Il faut attendre la guerre de 14-18 pour que les hommes adoptent le caleçon. L’armée met à la disposition des soldats des caleçons - un seul par homme - mais leurs mensurations (94 cm de tour de taille au maximum), faites pour des jeunes gens sveltes, ne sont pas adaptés à la morphologie d’hommes plus âgés. Ce n’est qu’en septembre 1916 que l’armée offre des caleçons convenant aux hommes d’une certaine corpulence ! A partir de 1920, l’armée, devenue généreuse, fournit deux caleçons à chaque soldat.

En 1918, Etienne Valton, fils du fondateur de la marque Petit-Bateau, invente les premières culottes courtes.
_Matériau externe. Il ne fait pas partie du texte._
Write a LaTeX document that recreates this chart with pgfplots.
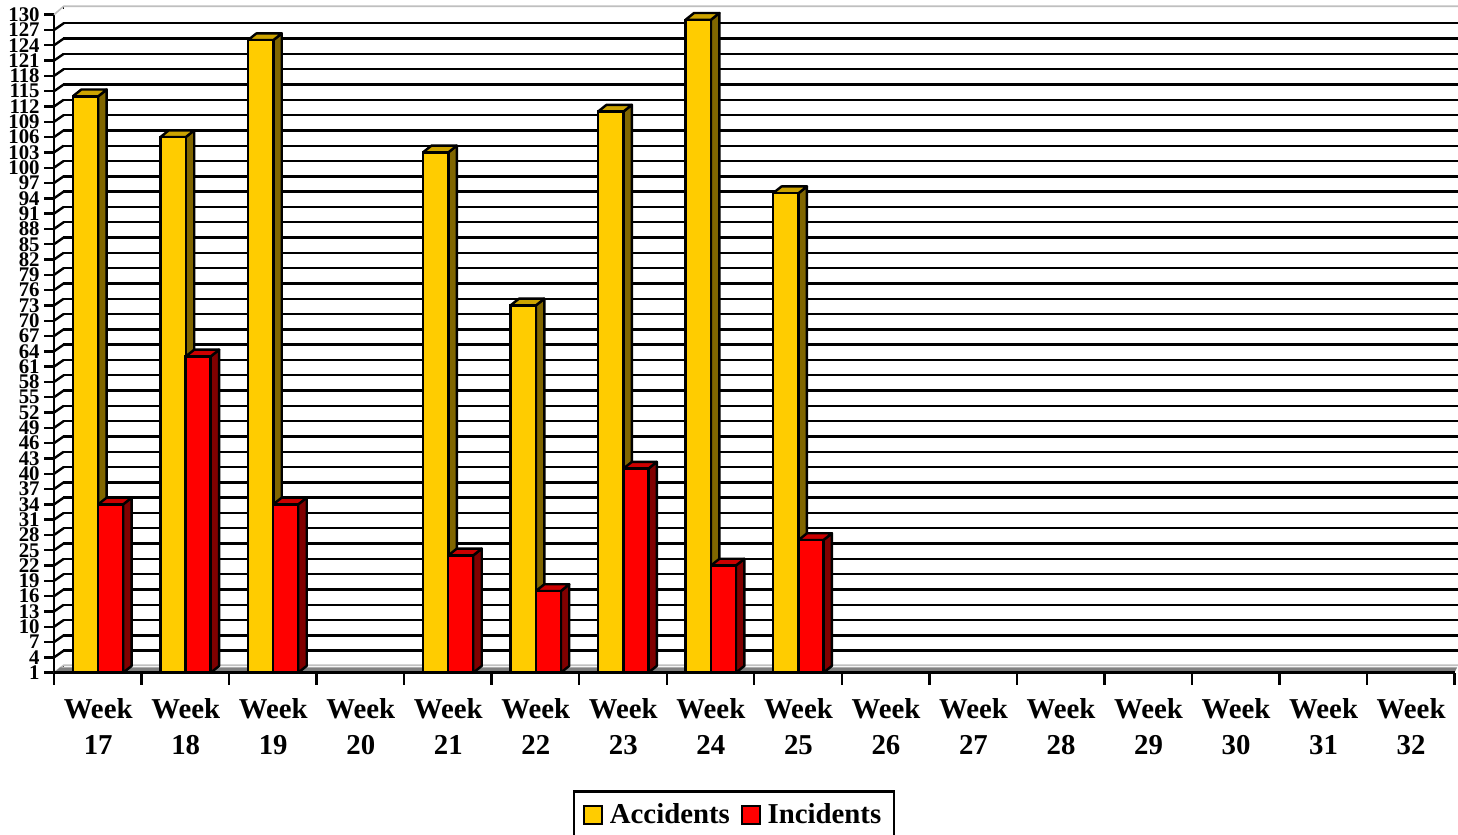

Les sportifs sont les premiers à s’y rallier, suivis par tous les hommes qui prennent l’habitude de porter une culotte courte à la belle saison et un caleçon long en hiver. La plupart des femmes ignorent ce sous-vêtement et il faut atteindre la fin des années 1930 pour que les femmes en milieu rural se mettent à porter la culotte. De vieilles personnes s’en passaient jusqu’aux années 1960.

↑ 2 • Les Romaines portent le striglum, bande de tissu soutenant les seins et les dissimulant. Du début du Moyen-Âge jusqu’à la fin du 19e siècle, les femmes mettent un corset lacé, devant ou derrière, plus ou moins contraignant selon le niveau social et l’activité.
En 1889, Herminie Cadolle invente le ’’gorgelet’’ ou brassière, plus confortable et plus facile à mettre que le corset. Mary Phelps Jacob propose, en 1919, le premier ’’soutien-gorge’’ avec des bonnets séparés adaptés à la morphologie de chacune. Il rencontre un succès immédiat et se généralise en quelques années.